Como eu ia dizendo, o “Financial Times” — que entende tanto de samba quanto eu de corrida de cachorros greyhound — vaticinou que o carnaval não será bom porque os brasileiros não estão em clima de festa. A historiadora Rosa Maria Araújo, que é do ramo, rebate com veemência o vetusto jornal inglês:
— A crise econômica é grave, mas nunca afetaria a alegria da festa, principalmente no coração do Brasil: o Rio. Carnaval é brincadeira. É o momento de esquecer a dureza do dia a dia e cair na folia. O camelô vira marajá, a faxineira vira princesa.
O coleguinha Marcelo de Mello, autor do livro “O enredo do meu samba”, faz suas as palavras de Rosa. Para ele, é uma bobagem considerar a animação dos foliões diretamente proporcional à situação política e econômica do país.
— Pelo contrário, a crise pode até servir de combustível, porque faz parte da mística do carnaval a superação da tristeza.
Mello lembra que, em 1984, fim do regime militar, a Mangueira foi à Praça da Apoteose e voltou, sendo campeã num desfile arrebatador; e que, em 1985, a Caprichosos ironizou a frustração pela rejeição da emenda das diretas no sambão “E por falar em saudade”, que dizia assim: “Diretamente, o povo escolhia o presidente...”
Isso sem falar em dois grandes sambas do Império Serrano cantados em momentos críticos: o primeiro é “Aquarela brasileira”, de Silas de Oliveira, em 1964, em plena agitação que resultou no golpe militar, dois meses depois do carnaval; e “Bum-bum paticumbum prugurundum”, de Aluisio Machado e Beto Sem Braço, em 1982, quando a equipe econômica vivia indo ao FMI de pires na mão. É aquele que diz “Vem meu amor, vem meu amor/Manda a tristeza embora/É carnaval, é folia/Nesse dia ninguém chora...”
Rosa argumenta que a criatividade supera a escassez de recursos para o visual:
— Uma festa não é boa pelo visual, pela comida. Se tem pipoca, cachorro-quente e cerveja, o povo se diverte.
Ela lembra que, nestas três semanas que faltam para o carnaval, centenas de blocos estão empolgadíssimos. Há muitas disputas de sambas (mais marchinhas do que sambas), com obras deliciosas. Há o Simpatia, o Bloco de Segunda, o Tá Pirando, Pirado, Pirou! e tantos outros.

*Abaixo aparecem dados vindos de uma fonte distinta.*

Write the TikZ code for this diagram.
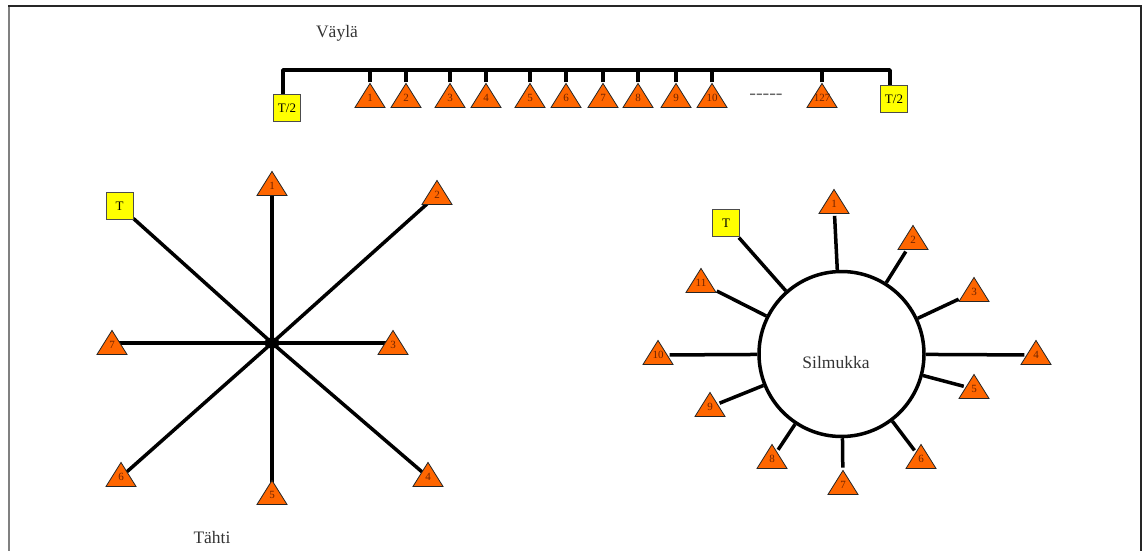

— No desfile principal das escolas, temos os melhores sambas-enredos dos últimos tempos — Ou seja: os barracões estão a mil por hora e as quadras fervilham, argumenta ela.

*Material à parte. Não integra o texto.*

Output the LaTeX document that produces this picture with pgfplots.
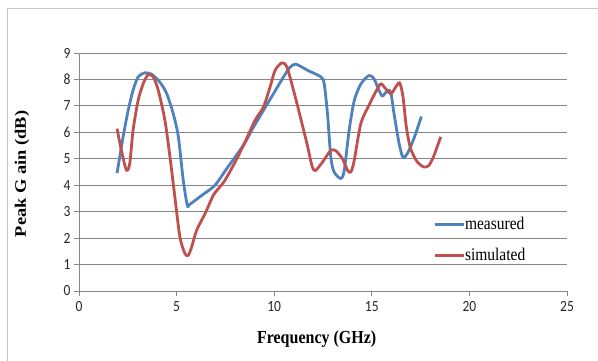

Em 1912 , uma semana antes do carnaval, o país foi tomado por uma comoção por causa da morte do Barão do Rio Branco. O governo resolveu adiar o carnaval para abril. Como diria o “Financial Times”, não havia clima para festa. Resultado: o povo comemorou o carnaval em dose dupla. No dia previsto anteriormente e no dia oficial.
Aliás, atribui-se ao Barão a frase “Existem no Brasil apenas duas coisas realmente organizadas: a desordem e o carnaval”. Mas isto é outra história.